When you get a batch out of the oven that looks just right—all craggy and soft in the middle—I truly want to know how it went. Did you use the Guittard chips I suggested? Are your edges perfectly chewy? Drop a comment down below and tell me everything!

If you loved this recipe and it became a staple in your kitchen, please consider leaving a star rating. Positive feedback really helps spread the word so other cookie fanatics can find this amazing Thick Levain Style Chocolate Chip Walnut Cookies recipe. And hey, if you have any questions or brilliant tweaks you discovered, head over to my contact page and send me a note. Happy baking, everyone!

Close-up of a thick Levain Style Chocolate Chip Walnut Cookies, broken in half showing gooey melted chocolate and walnuts.

Thick Levain Style Chocolate Chip Walnut Cookies

This recipe makes extra thick, chunky chocolate chip walnut cookies inspired by the Levain style. You will use a kitchen scale for accurate dough portions.
Prep Time 15 minutes
Cook Time 13 minutes
Cooling Time 30 minutes
Total Time 58 minutes
Servings: 8 cookies
Course: Dessert
Cuisine: American

Ingredients
  

Cookie Dough
  • 1 cup COLD unsalted butter cut into small cubes
  • 3/4 cup light brown sugar
  • 1/2 cup granulated white sugar
  • 2 large eggs
  • 2 tsp vanilla extract optional
  • 1 tsp cornstarch
  • 1 tsp baking soda
  • 1/2 tsp salt
  • 1 cup cake flour
  • 1.75 cups all-purpose flour
  • 2 cups semi-sweet chocolate chips such as Guittard or Ghirardelli
  • 2 cups chopped walnuts

Equipment

  • Digital kitchen scale
  • stand mixer
  • Baking sheets
  • Parchment paper or silicone liners

Method
 

  1. Preheat your oven to 410 degrees F. Line 2 baking sheets with parchment paper or silicone liners and set them aside.
  2. In the bowl of a stand mixer, cream together the butter and both sugars using the paddle attachment on low speed for 30 seconds. Increase the speed to medium and beat for another 30 seconds, then increase to high speed for a final 30 seconds.

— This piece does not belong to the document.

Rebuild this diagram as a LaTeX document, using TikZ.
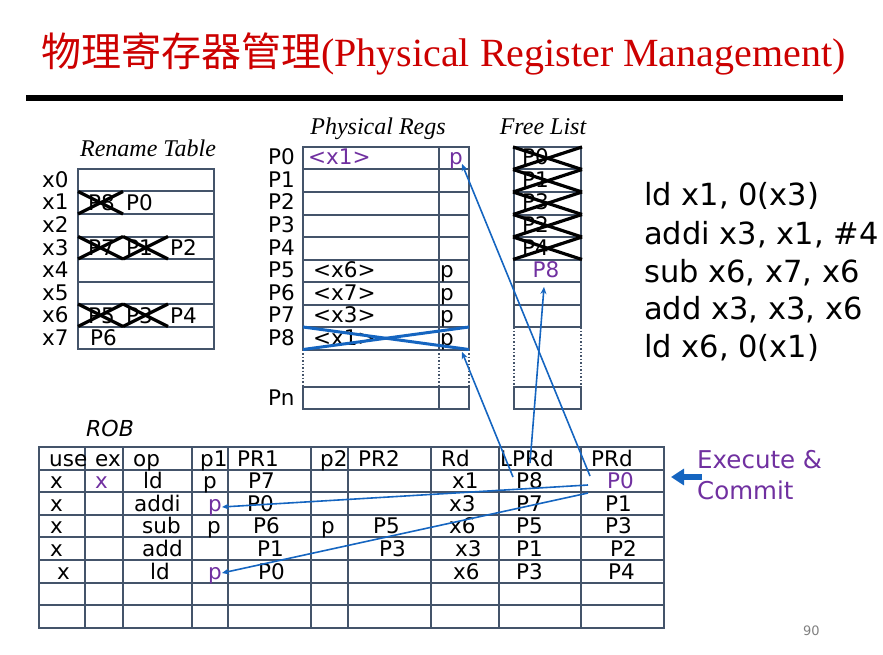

The mixture should look light and fluffy.
  3. Beat in the eggs, one at a time, scraping down the sides of the bowl with a spatula as needed. Add the vanilla, if using.
  4. Add the cornstarch, baking soda, salt, cake flour, and all-purpose flour. Mix on low speed until just incorporated. Add the chocolate chips and chopped walnuts and mix until they are just combined. Refrigerate the dough for 15 minutes.
  5. Using a digital kitchen scale for accuracy, measure out a rough 6 ounce ball of dough. Shape it roughly and place it on the baking sheet. You do not want the dough ball to be smooth and compacted; just barely form it into a rough ball shape. Place 3 more dough balls on the same baking sheet, spacing them about 3 inches apart. You should have 4 dough balls on one baking sheet.
  6. Bake for 10 to 13 minutes, working with one sheet at a time on the middle rack of the oven. The cookies should look cooked and have a duller finish on the outside while still looking soft and underdone on the inside. Start checking at the 10-minute mark because it is important not to over-bake these. Remember, the cookies will continue to finish cooking on the baking sheet after you remove them from the oven.
  7. Allow the cookies to cool completely on the baking sheet, about 30 minutes, before moving them to a wire rack or storing them. The cookies are very delicate just after baking so avoid disturbing them.

Notes

Since the chocolate chips are the main flavor, I suggest using higher quality chocolate chips. My preference is the Guittard brand.